The first oscillators were discovered by Michael Sweney in December 1999. No period-2 oscillators exist (as in any Generations rule with more than two states); an example of a period-3 oscillator is shown to the left. Period-4 oscillators are also known to exist.[2] Larger period oscillators with periods divisible by 3 can be constructed by gun reactions. Some periodic agars and wicks have also been constructed in Brian's Brain.
A group of lasers shooting the smallest photon were discovered by Giles Edkins no later than May 2001, based on which signal reflectors, duplicator, AND gate, OR gate and XOR gate have been explicitly constructed,[3] as well as gun constructions shooting various other spaceships and rakes at different periods.

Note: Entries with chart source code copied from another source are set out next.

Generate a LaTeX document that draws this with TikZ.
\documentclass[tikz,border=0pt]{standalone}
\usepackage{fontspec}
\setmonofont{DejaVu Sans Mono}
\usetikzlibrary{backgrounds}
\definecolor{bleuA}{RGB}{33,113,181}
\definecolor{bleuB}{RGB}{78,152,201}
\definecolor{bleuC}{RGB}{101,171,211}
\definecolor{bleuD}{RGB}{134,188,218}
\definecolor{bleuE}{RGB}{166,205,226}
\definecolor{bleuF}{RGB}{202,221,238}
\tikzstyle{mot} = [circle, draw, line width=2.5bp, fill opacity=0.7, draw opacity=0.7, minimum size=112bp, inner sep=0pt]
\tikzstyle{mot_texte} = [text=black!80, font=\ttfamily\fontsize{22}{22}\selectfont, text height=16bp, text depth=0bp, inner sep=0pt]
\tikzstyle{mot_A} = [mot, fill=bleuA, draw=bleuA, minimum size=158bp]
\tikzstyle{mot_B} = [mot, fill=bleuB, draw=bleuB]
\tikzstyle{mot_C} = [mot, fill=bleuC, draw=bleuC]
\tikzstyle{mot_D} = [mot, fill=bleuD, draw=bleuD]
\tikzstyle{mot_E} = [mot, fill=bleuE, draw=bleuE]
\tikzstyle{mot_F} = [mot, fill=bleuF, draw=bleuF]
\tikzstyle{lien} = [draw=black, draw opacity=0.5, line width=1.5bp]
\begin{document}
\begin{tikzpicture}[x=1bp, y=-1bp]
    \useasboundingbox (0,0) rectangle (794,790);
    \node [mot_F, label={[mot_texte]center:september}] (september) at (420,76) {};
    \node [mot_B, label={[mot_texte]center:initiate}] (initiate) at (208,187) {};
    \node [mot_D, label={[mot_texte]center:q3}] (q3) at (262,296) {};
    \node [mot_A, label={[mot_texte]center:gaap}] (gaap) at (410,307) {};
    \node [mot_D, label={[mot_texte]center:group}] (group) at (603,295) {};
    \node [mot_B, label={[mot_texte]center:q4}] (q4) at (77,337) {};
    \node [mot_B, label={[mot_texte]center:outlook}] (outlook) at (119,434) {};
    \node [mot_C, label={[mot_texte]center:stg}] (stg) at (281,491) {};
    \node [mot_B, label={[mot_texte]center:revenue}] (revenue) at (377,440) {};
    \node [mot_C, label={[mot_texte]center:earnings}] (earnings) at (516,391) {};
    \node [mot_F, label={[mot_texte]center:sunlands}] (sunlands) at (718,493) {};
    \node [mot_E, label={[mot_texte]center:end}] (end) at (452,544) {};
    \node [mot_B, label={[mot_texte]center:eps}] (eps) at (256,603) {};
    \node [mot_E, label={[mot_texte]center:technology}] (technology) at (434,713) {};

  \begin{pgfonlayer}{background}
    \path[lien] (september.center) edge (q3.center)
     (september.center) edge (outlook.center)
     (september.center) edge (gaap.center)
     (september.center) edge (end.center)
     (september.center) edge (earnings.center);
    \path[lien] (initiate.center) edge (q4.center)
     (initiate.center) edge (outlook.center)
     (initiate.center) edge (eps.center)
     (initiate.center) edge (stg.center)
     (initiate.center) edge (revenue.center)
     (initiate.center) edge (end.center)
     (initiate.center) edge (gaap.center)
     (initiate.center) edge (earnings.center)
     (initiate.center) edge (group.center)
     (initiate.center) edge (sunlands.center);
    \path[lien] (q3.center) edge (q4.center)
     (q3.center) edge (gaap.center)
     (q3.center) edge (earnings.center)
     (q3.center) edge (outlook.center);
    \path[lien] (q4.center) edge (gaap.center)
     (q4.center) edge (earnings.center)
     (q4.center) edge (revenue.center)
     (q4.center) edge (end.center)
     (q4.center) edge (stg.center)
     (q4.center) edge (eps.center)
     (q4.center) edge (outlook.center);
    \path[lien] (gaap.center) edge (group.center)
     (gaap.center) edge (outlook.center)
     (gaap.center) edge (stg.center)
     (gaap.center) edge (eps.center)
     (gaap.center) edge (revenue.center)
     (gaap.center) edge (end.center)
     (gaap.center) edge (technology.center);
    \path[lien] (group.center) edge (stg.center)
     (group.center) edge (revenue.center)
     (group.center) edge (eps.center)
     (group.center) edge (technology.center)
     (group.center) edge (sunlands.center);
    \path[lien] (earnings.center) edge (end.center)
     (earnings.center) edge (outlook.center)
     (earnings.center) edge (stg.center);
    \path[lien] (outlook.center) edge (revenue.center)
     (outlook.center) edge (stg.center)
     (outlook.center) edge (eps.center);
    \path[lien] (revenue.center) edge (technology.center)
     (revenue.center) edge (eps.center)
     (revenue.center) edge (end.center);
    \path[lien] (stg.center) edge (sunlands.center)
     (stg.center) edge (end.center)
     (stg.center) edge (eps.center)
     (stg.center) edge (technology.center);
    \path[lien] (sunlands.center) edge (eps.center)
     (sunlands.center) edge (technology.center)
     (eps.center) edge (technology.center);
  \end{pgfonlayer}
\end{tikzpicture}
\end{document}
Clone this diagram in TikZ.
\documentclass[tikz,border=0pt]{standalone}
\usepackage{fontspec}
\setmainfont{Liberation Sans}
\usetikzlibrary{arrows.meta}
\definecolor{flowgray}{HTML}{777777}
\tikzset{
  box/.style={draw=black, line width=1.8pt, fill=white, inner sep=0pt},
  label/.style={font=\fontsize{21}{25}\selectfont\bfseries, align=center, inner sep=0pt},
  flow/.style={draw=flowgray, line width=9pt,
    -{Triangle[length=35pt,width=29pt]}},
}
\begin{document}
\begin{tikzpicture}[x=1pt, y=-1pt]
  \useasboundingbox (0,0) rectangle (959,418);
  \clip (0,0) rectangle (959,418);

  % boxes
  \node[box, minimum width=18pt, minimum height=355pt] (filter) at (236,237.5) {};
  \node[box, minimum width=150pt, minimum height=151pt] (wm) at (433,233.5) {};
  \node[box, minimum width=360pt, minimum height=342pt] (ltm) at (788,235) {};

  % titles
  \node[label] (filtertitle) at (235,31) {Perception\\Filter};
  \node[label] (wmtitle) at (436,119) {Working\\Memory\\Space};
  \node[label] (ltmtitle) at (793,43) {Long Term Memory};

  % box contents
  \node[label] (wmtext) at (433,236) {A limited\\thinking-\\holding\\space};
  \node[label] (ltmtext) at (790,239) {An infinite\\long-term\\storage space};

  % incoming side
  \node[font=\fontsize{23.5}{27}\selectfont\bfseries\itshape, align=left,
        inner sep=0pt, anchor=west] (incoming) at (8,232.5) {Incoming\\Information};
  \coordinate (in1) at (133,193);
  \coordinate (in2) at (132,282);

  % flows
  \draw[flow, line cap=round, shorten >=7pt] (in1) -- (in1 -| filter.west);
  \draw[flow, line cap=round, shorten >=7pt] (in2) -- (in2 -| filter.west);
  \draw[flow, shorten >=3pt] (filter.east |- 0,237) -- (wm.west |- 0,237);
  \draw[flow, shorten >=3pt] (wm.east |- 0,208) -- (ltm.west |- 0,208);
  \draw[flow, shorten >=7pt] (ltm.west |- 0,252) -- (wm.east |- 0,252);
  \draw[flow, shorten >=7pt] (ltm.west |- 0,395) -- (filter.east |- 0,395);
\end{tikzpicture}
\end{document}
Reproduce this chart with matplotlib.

Brian's Brain is Turing complete, as demonstrated by an infinitely extendable tiling of Rule 110 units.[1] The tiling also demonstrates a usage of gun period doublers, flip-flops, arbitrary length memory units and custom spaceship flotilla generators used for Rule 110's output display.
On December 31, 2020, Rocknlol found a c/5 orthogonal spaceship in Brian's Brain - the first orthogonal non-light-speed spaceship in this rule.[4]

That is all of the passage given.